WHAT YOU NEED TO DO: Only the lines from the top of the records below through the line containing "109, 55.6, 28.3];" should be printed, exactly and without pictures.

++++ LISTED ENTRIES ++++

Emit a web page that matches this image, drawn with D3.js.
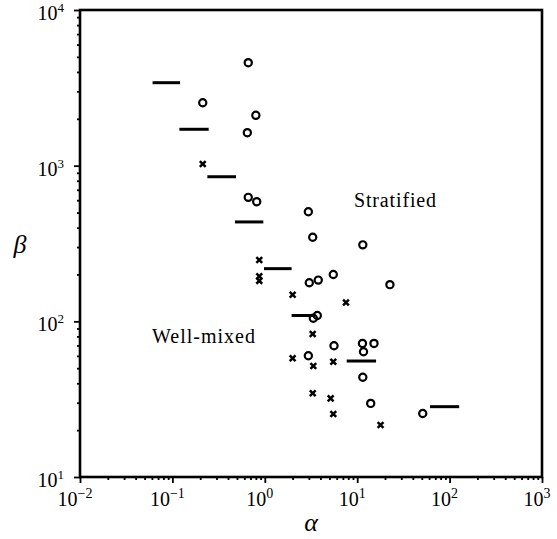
<!DOCTYPE html>
<html>
<head>
<meta charset="utf-8">
<script src="https://cdn.jsdelivr.net/npm/d3@7"></script>
<style>
  body { margin: 0; background: #fff; }
  svg { font-family: "Liberation Serif", "Times New Roman", serif; }
</style>
</head>
<body>
<svg id="chart" width="557" height="539"></svg>
<script>
// alpha / beta readings
const circleAlpha = [0.662, 0.213, 0.80, 0.647, 0.662, 0.817, 2.96, 3.30, 11.5, 3.03, 3.79, 5.51, 22.6, 3.35, 3.70, 5.61, 11.4, 15.2, 11.7, 11.5, 14.0, 51.2, 2.96];
const circleBeta  = [4587, 2538, 2106, 1629, 626, 587, 506, 347, 310, 177, 184, 200, 172, 104.6, 109, 69.7, 72.1, 72.1, 63.8, 43.7, 29.7, 25.6, 60.1];

const crossAlpha = [0.213, 0.871, 0.871, 0.871, 2.0, 7.56, 3.30, 2.0, 3.35, 5.51, 3.30, 5.16, 5.51, 17.9];
const crossBeta  = [1025, 248, 195, 182, 148, 132, 83, 57.9, 51.7, 55, 34.5, 32, 25.4, 21.6];

// horizontal bars: alpha range and beta level
const barAlphaLow  = [0.061, 0.119, 0.239, 0.476, 0.98, 1.95, 7.70, 61.4];
const barAlphaHigh = [0.121, 0.247, 0.488, 0.964, 1.95, 3.35, 16.0, 127];
const barBeta      = [3412, 1713, 849, 435, 218, 109, 55.6, 28.3];

const xDecades = [-2, -1, 0, 1, 2, 3];
const yDecades = [1, 2, 3, 4];

const regionText = ['Stratified', 'Well-mixed'];

const svg = d3.select('#chart');
const mLeft = 80, mRight = 542, mTop = 10, mBottom = 477;

const x = d3.scaleLog().domain([1e-2, 1e3]).range([mLeft, mRight]);
const y = d3.scaleLog().domain([1e1, 1e4]).range([mBottom, mTop]);

// minor tick values, 2..9 in every decade
const minorX = [];
xDecades.slice(0, -1).forEach(e => { for (let k = 2; k < 10; k++) minorX.push(k * Math.pow(10, e)); });
const minorY = [];
yDecades.slice(0, -1).forEach(e => { for (let k = 2; k < 10; k++) minorY.push(k * Math.pow(10, e)); });

const ax = svg.append('g').attr('transform', `translate(0,${mBottom})`);
ax.call(d3.axisBottom(x).tickValues(minorX).tickSize(3).tickFormat(''));
ax.append('g').call(d3.axisBottom(x).tickValues(xDecades.map(e => Math.pow(10, e))).tickSize(6).tickFormat(''));

const ay = svg.append('g').attr('transform', `translate(${mLeft},0)`);
ay.call(d3.axisLeft(y).tickValues(minorY).tickSize(3).tickFormat(''));
ay.append('g').call(d3.axisLeft(y).tickValues(yDecades.map(e => Math.pow(10, e))).tickSize(6).tickFormat(''));

svg.selectAll('.domain').remove();
svg.selectAll('.tick line').attr('stroke', '#000').attr('stroke-width', 1.8);

// frame
svg.append('rect')
    .attr('x', mLeft).attr('y', mTop)
    .attr('width', mRight - mLeft).attr('height', mBottom - mTop)
    .attr('fill', 'none').attr('stroke', '#000').attr('stroke-width', 2.6);

// tick labels with superscripts
const xl = svg.append('g').selectAll('text').data(xDecades).join('text')
    .attr('x', d => x(Math.pow(10, d)) - 5)
    .attr('y', 506)
    .attr('text-anchor', 'middle')
    .attr('font-size', 20);
xl.append('tspan').text('10');
xl.append('tspan').attr('dy', -8).attr('font-size', 14).text(d => d < 0 ? '\u2212' + (-d) : d);

const yl = svg.append('g').selectAll('text').data(yDecades).join('text')
    .attr('x', 64)
    .attr('y', d => y(Math.pow(10, d)) + 10)
    .attr('text-anchor', 'end')
    .attr('font-size', 20);
yl.append('tspan').text('10');
yl.append('tspan').attr('dy', -8).attr('font-size', 13).text(d => d);

// axis titles
svg.append('text').attr('x', 311).attr('y', 531).attr('text-anchor', 'middle')
    .attr('font-size', 26).attr('font-style', 'italic').text('\u03b1');
svg.append('text').attr('x', 20).attr('y', 253).attr('text-anchor', 'middle')
    .attr('font-size', 26).attr('font-style', 'italic').text('\u03b2');

// region labels
svg.append('text').attr('x', 354).attr('y', 207).attr('font-size', 20)
    .attr('textLength', 82).text(regionText[0]);
svg.append('text').attr('x', 152).attr('y', 343).attr('font-size', 20)
    .attr('textLength', 103).text(regionText[1]);

// bars
svg.append('g').selectAll('line').data(barBeta).join('line')
    .attr('x1', (d, i) => x(barAlphaLow[i]))
    .attr('x2', (d, i) => x(barAlphaHigh[i]))
    .attr('y1', d => y(d))
    .attr('y2', d => y(d))
    .attr('stroke', '#000').attr('stroke-width', 3);

// circles
svg.append('g').selectAll('circle').data(circleBeta).join('circle')
    .attr('cx', (d, i) => x(circleAlpha[i]))
    .attr('cy', d => y(d))
    .attr('r', 3.6)
    .attr('fill', 'none').attr('stroke', '#000').attr('stroke-width', 2.2);

// crosses
const s = 2.9;
svg.append('g').selectAll('path').data(crossBeta).join('path')
    .attr('transform', (d, i) => `translate(${x(crossAlpha[i])},${y(d)})`)
    .attr('d', `M${-s},${-s}L${s},${s}M${-s},${s}L${s},${-s}`)
    .attr('stroke', '#000').attr('stroke-width', 2.5);
</script>
</body>
</html>
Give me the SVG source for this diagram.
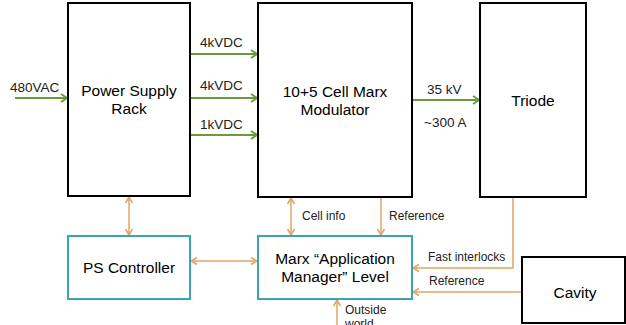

++++

WORKED ANSWER:
Emit a web page that matches this image, drawn with D3.js.
<!DOCTYPE html>
<html>
<head>
<meta charset="utf-8">
<script src="https://cdn.jsdelivr.net/npm/d3@7"></script>
<style>
  body { margin: 0; background: #fff; }
  svg { font-family: "Liberation Serif", "Times New Roman", serif; }
</style>
</head>
<body>
<svg id="chart" width="557" height="539"></svg>
<script>
// alpha / beta readings
const circleAlpha = [0.662, 0.213, 0.80, 0.647, 0.662, 0.817, 2.96, 3.30, 11.5, 3.03, 3.79, 5.51, 22.6, 3.35, 3.70, 5.61, 11.4, 15.2, 11.7, 11.5, 14.0, 51.2, 2.96];
const circleBeta  = [4587, 2538, 2106, 1629, 626, 587, 506, 347, 310, 177, 184, 200, 172, 104.6, 109, 69.7, 72.1, 72.1, 63.8, 43.7, 29.7, 25.6, 60.1];

const crossAlpha = [0.213, 0.871, 0.871, 0.871, 2.0, 7.56, 3.30, 2.0, 3.35, 5.51, 3.30, 5.16, 5.51, 17.9];
const crossBeta  = [1025, 248, 195, 182, 148, 132, 83, 57.9, 51.7, 55, 34.5, 32, 25.4, 21.6];

// horizontal bars: alpha range and beta level
const barAlphaLow  = [0.061, 0.119, 0.239, 0.476, 0.98, 1.95, 7.70, 61.4];
const barAlphaHigh = [0.121, 0.247, 0.488, 0.964, 1.95, 3.35, 16.0, 127];
const barBeta      = [3412, 1713, 849, 435, 218, 109, 55.6, 28.3];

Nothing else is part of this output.